=== Source data ===

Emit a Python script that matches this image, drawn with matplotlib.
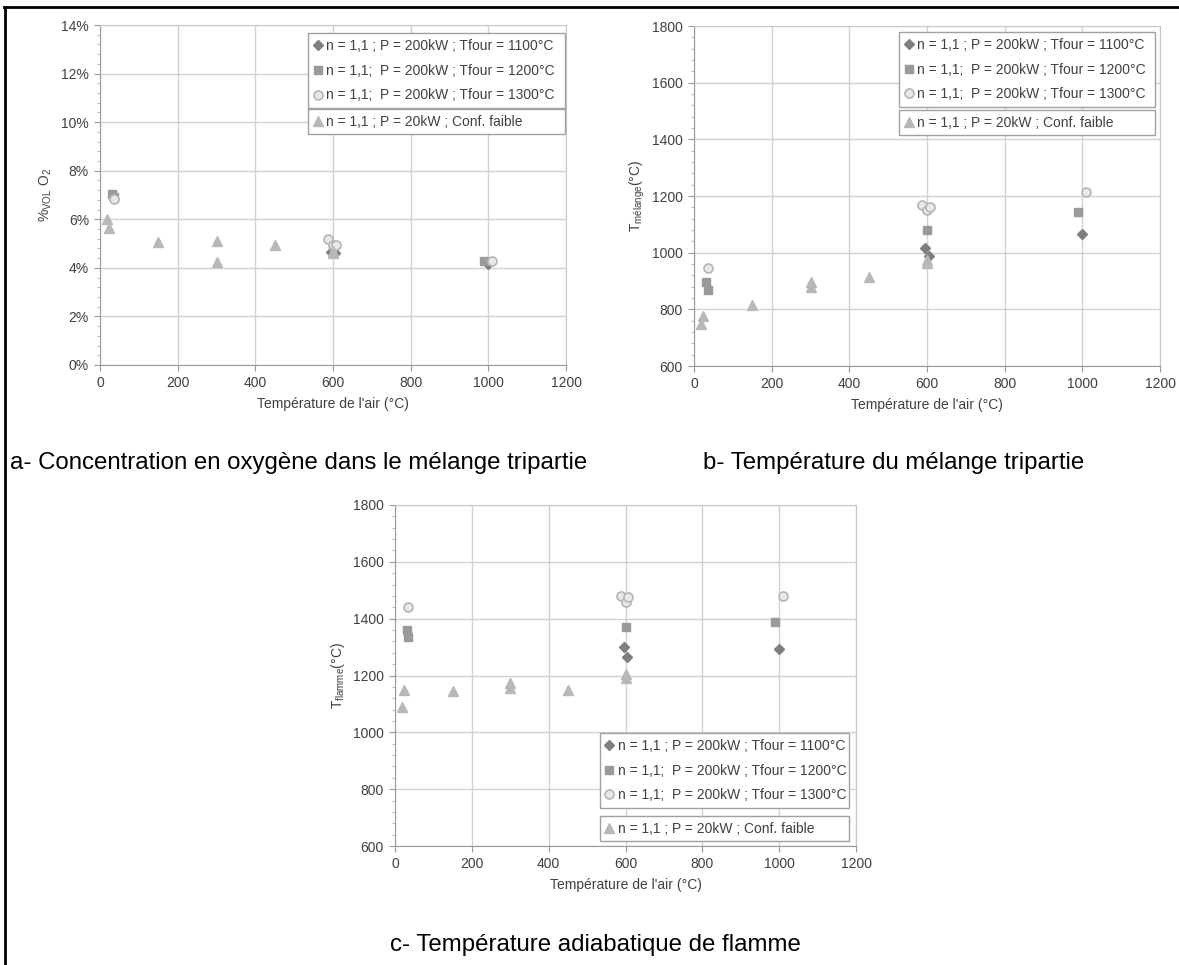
import matplotlib
matplotlib.use('Agg')
import matplotlib.pyplot as plt
from matplotlib.lines import Line2D
from matplotlib.ticker import AutoMinorLocator, FuncFormatter

plt.rcParams['font.family'] = ['Liberation Sans', 'DejaVu Sans']
plt.rcParams['mathtext.fontset'] = 'custom'
plt.rcParams['mathtext.rm'] = 'Liberation Sans'

labels = [
    'n = 1,1 ; P = 200kW ; Tfour = 1100°C',
    'n = 1,1;  P = 200kW ; Tfour = 1200°C',
    'n = 1,1;  P = 200kW ; Tfour = 1300°C',
    'n = 1,1 ; P = 20kW ; Conf. faible',
]

# air temperature (x) of each series
x_1100 = [595, 605, 1000]
x_1200 = [32, 35, 600, 990]
x_1300 = [35, 587, 600, 607, 1010]
x_20kw = [18, 24, 150, 300, 300, 450, 600, 600]

# a- oxygen concentration (%)
o2_1100 = [4.65, 4.6, 4.15]
o2_1200 = [7.05, 6.9, 4.9, 4.3]
o2_1300 = [6.85, 5.18, 4.95, 4.95, 4.3]
o2_20kw = [6.0, 5.64, 5.05, 5.1, 4.25, 4.93, 4.7, 4.62]

# b- mixture temperature (°C)
tm_1100 = [1015, 990, 1065]
tm_1200 = [895, 870, 1080, 1145]
tm_1300 = [945, 1170, 1150, 1160, 1215]
tm_20kw = [750, 775, 815, 895, 880, 915, 975, 965]

# c- adiabatic flame temperature (°C)
tf_1100 = [1300, 1265, 1295]
tf_1200 = [1360, 1335, 1370, 1390]
tf_1300 = [1440, 1480, 1460, 1475, 1480]
tf_20kw = [1090, 1150, 1145, 1175, 1155, 1150, 1205, 1190]

styles = [
    dict(marker='D', ms=4.6, color='#7f7f7f', mec='#7f7f7f'),
    dict(marker='s', ms=5.8, color='#9a9a9a', mec='#9a9a9a'),
    dict(marker='o', ms=6.5, color='#e8e8e8', mec='#b5b5b5', mew=1.2),
    dict(marker='^', ms=6.8, color='#b8b8b8', mec='#b8b8b8'),
]

W, H = 1179, 965
fig = plt.figure(figsize=(W / 100, H / 100), dpi=100)
FS = 10


def make_panel(rect, xs, ys, ylim, ystep, ylabel, fmt, leg1, leg2, ylabel_x):
    ax = fig.add_axes(rect)
    for x, y, st in zip(xs, ys, styles):
        ax.plot(x, y, ls='none', zorder=3, **st)
    ax.set_xlim(0, 1200)
    ax.set_ylim(*ylim)
    ax.set_xticks(range(0, 1201, 200))
    n = int(round((ylim[1] - ylim[0]) / ystep))
    ax.set_yticks([ylim[0] + i * ystep for i in range(n + 1)])
    ax.yaxis.set_minor_locator(AutoMinorLocator(5))
    if fmt is not None:
        ax.yaxis.set_major_formatter(FuncFormatter(fmt))
    ax.grid(True, color='#d2d2d2', lw=1.0)
    ax.set_axisbelow(True)
    for s in ax.spines.values():
        s.set_color('#c8c8c8')
    ax.spines['left'].set_color('#9a9a9a')
    ax.spines['bottom'].set_color('#9a9a9a')
    ax.tick_params(axis='both', labelsize=FS, colors='#9a9a9a', labelcolor='#404040', length=4, pad=4)
    ax.tick_params(axis='y', which='minor', length=2.5, colors='#b0b0b0')
    ax.set_xlabel("Température de l'air (°C)", fontsize=FS, color='#404040', labelpad=5)
    ax.set_ylabel(ylabel, fontsize=FS, color='#404040')
    ax.yaxis.set_label_coords(ylabel_x, 0.5)

    handles = [Line2D([], [], ls='none', **st) for st in styles]
    common = dict(loc='upper left', mode='expand', borderaxespad=0, fontsize=FS,
                  handlelength=0.6, handletextpad=0.3, borderpad=0.4,
                  fancybox=False, framealpha=1, edgecolor='#a0a0a0', labelcolor='#404040')
    l1 = ax.legend(handles[:3], labels[:3], bbox_to_anchor=leg1, labelspacing=0.78, **common)
    l1.get_frame().set_linewidth(1.0)
    ax.add_artist(l1)
    l2 = ax.legend(handles[3:], labels[3:], bbox_to_anchor=leg2, **common)
    l2.get_frame().set_linewidth(1.0)
    return ax


pct = lambda v, p: '%d%%' % round(v)

make_panel([100 / W, 1 - 365 / H, 466 / W, 340 / H],
           [x_1100, x_1200, x_1300, x_20kw], [o2_1100, o2_1200, o2_1300, o2_20kw],
           (0, 14), 2, '%$_\\mathregular{VOL}$ O$_\\mathregular{2}$', pct,
           (0.447, 0.976, 0.55, 0), (0.447, 0.753, 0.55, 0), -0.099)

make_panel([694 / W, 1 - 366 / H, 466 / W, 340 / H],
           [x_1100, x_1200, x_1300, x_20kw], [tm_1100, tm_1200, tm_1300, tm_20kw],
           (600, 1800), 200, 'T$_\\mathregular{mélange}$(°C)', None,
           (0.44, 0.982, 0.55, 0), (0.44, 0.753, 0.55, 0), -0.10)

make_panel([395 / W, 1 - 846 / H, 461 / W, 341 / H],
           [x_1100, x_1200, x_1300, x_20kw], [tf_1100, tf_1200, tf_1300, tf_20kw],
           (600, 1800), 200, 'T$_\\mathregular{flamme}$(°C)', None,
           (0.444, 0.331, 0.541, 0), (0.444, 0.088, 0.541, 0), -0.104)

cap = dict(fontsize=17.3, color='black', va='center')
fig.text(10 / W, 1 - 463 / H, 'a- Concentration en oxygène dans le mélange tripartie', ha='left', **cap)
fig.text(703 / W, 1 - 463 / H, 'b- Température du mélange tripartie', ha='left', **cap)
fig.text(390 / W, 1 - 945 / H, 'c- Température adiabatique de flamme', ha='left', **cap)

# frame lines of the original figure
fig.add_artist(Line2D([4 / W, 1], [1 - 7 / H, 1 - 7 / H], color='black', lw=2, transform=fig.transFigure))
fig.add_artist(Line2D([5 / W, 5 / W], [0, 1 - 7 / H], color='black', lw=2, transform=fig.transFigure))

fig.savefig('out.png', dpi=100)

===

**Written task:** Omit the pictures and output all of the other material exactly.

**Written answer:**
Emit a Python script that matches this image, drawn with matplotlib.
import matplotlib
matplotlib.use('Agg')
import matplotlib.pyplot as plt
from matplotlib.lines import Line2D
from matplotlib.ticker import AutoMinorLocator, FuncFormatter

plt.rcParams['font.family'] = ['Liberation Sans', 'DejaVu Sans']
plt.rcParams['mathtext.fontset'] = 'custom'
plt.rcParams['mathtext.rm'] = 'Liberation Sans'

labels = [
    'n = 1,1 ; P = 200kW ; Tfour = 1100°C',
    'n = 1,1;  P = 200kW ; Tfour = 1200°C',
    'n = 1,1;  P = 200kW ; Tfour = 1300°C',
    'n = 1,1 ; P = 20kW ; Conf. faible',
]

# air temperature (x) of each series
x_1100 = [595, 605, 1000]
x_1200 = [32, 35, 600, 990]
x_1300 = [35, 587, 600, 607, 1010]
x_20kw = [18, 24, 150, 300, 300, 450, 600, 600]

# a- oxygen concentration (%)
o2_1100 = [4.65, 4.6, 4.15]
o2_1200 = [7.05, 6.9, 4.9, 4.3]
o2_1300 = [6.85, 5.18, 4.95, 4.95, 4.3]
o2_20kw = [6.0, 5.64, 5.05, 5.1, 4.25, 4.93, 4.7, 4.62]

# b- mixture temperature (°C)
tm_1100 = [1015, 990, 1065]
tm_1200 = [895, 870, 1080, 1145]
tm_1300 = [945, 1170, 1150, 1160, 1215]
tm_20kw = [750, 775, 815, 895, 880, 915, 975, 965]

# c- adiabatic flame temperature (°C)
tf_1100 = [1300, 1265, 1295]
tf_1200 = [1360, 1335, 1370, 1390]
tf_1300 = [1440, 1480, 1460, 1475, 1480]
tf_20kw = [1090, 1150, 1145, 1175, 1155, 1150, 1205, 1190]

styles = [
    dict(marker='D', ms=4.6, color='#7f7f7f', mec='#7f7f7f'),
    dict(marker='s', ms=5.8, color='#9a9a9a', mec='#9a9a9a'),
    dict(marker='o', ms=6.5, color='#e8e8e8', mec='#b5b5b5', mew=1.2),
    dict(marker='^', ms=6.8, color='#b8b8b8', mec='#b8b8b8'),
]

W, H = 1179, 965
fig = plt.figure(figsize=(W / 100, H / 100), dpi=100)
FS = 10


def make_panel(rect, xs, ys, ylim, ystep, ylabel, fmt, leg1, leg2, ylabel_x):
    ax = fig.add_axes(rect)
    for x, y, st in zip(xs, ys, styles):
        ax.plot(x, y, ls='none', zorder=3, **st)
    ax.set_xlim(0, 1200)
    ax.set_ylim(*ylim)
    ax.set_xticks(range(0, 1201, 200))
    n = int(round((ylim[1] - ylim[0]) / ystep))
    ax.set_yticks([ylim[0] + i * ystep for i in range(n + 1)])
    ax.yaxis.set_minor_locator(AutoMinorLocator(5))
    if fmt is not None:
        ax.yaxis.set_major_formatter(FuncFormatter(fmt))
    ax.grid(True, color='#d2d2d2', lw=1.0)
    ax.set_axisbelow(True)
    for s in ax.spines.values():
        s.set_color('#c8c8c8')
    ax.spines['left'].set_color('#9a9a9a')
    ax.spines['bottom'].set_color('#9a9a9a')
    ax.tick_params(axis='both', labelsize=FS, colors='#9a9a9a', labelcolor='#404040', length=4, pad=4)
    ax.tick_params(axis='y', which='minor', length=2.5, colors='#b0b0b0')
    ax.set_xlabel("Température de l'air (°C)", fontsize=FS, color='#404040', labelpad=5)
    ax.set_ylabel(ylabel, fontsize=FS, color='#404040')
    ax.yaxis.set_label_coords(ylabel_x, 0.5)

    handles = [Line2D([], [], ls='none', **st) for st in styles]
    common = dict(loc='upper left', mode='expand', borderaxespad=0, fontsize=FS,
                  handlelength=0.6, handletextpad=0.3, borderpad=0.4,
                  fancybox=False, framealpha=1, edgecolor='#a0a0a0', labelcolor='#404040')
    l1 = ax.legend(handles[:3], labels[:3], bbox_to_anchor=leg1, labelspacing=0.78, **common)
    l1.get_frame().set_linewidth(1.0)
    ax.add_artist(l1)
    l2 = ax.legend(handles[3:], labels[3:], bbox_to_anchor=leg2, **common)
    l2.get_frame().set_linewidth(1.0)
    return ax


pct = lambda v, p: '%d%%' % round(v)

make_panel([100 / W, 1 - 365 / H, 466 / W, 340 / H],
           [x_1100, x_1200, x_1300, x_20kw], [o2_1100, o2_1200, o2_1300, o2_20kw],
           (0, 14), 2, '%$_\\mathregular{VOL}$ O$_\\mathregular{2}$', pct,
           (0.447, 0.976, 0.55, 0), (0.447, 0.753, 0.55, 0), -0.099)

make_panel([694 / W, 1 - 366 / H, 466 / W, 340 / H],
           [x_1100, x_1200, x_1300, x_20kw], [tm_1100, tm_1200, tm_1300, tm_20kw],
           (600, 1800), 200, 'T$_\\mathregular{mélange}$(°C)', None,
           (0.44, 0.982, 0.55, 0), (0.44, 0.753, 0.55, 0), -0.10)

make_panel([395 / W, 1 - 846 / H, 461 / W, 341 / H],
           [x_1100, x_1200, x_1300, x_20kw], [tf_1100, tf_1200, tf_1300, tf_20kw],
           (600, 1800), 200, 'T$_\\mathregular{flamme}$(°C)', None,
           (0.444, 0.331, 0.541, 0), (0.444, 0.088, 0.541, 0), -0.104)

cap = dict(fontsize=17.3, color='black', va='center')
fig.text(10 / W, 1 - 463 / H, 'a- Concentration en oxygène dans le mélange tripartie', ha='left', **cap)
fig.text(703 / W, 1 - 463 / H, 'b- Température du mélange tripartie', ha='left', **cap)
fig.text(390 / W, 1 - 945 / H, 'c- Température adiabatique de flamme', ha='left', **cap)

# frame lines of the original figure
fig.add_artist(Line2D([4 / W, 1], [1 - 7 / H, 1 - 7 / H], color='black', lw=2, transform=fig.transFigure))
fig.add_artist(Line2D([5 / W, 5 / W], [0, 1 - 7 / H], color='black', lw=2, transform=fig.transFigure))

fig.savefig('out.png', dpi=100)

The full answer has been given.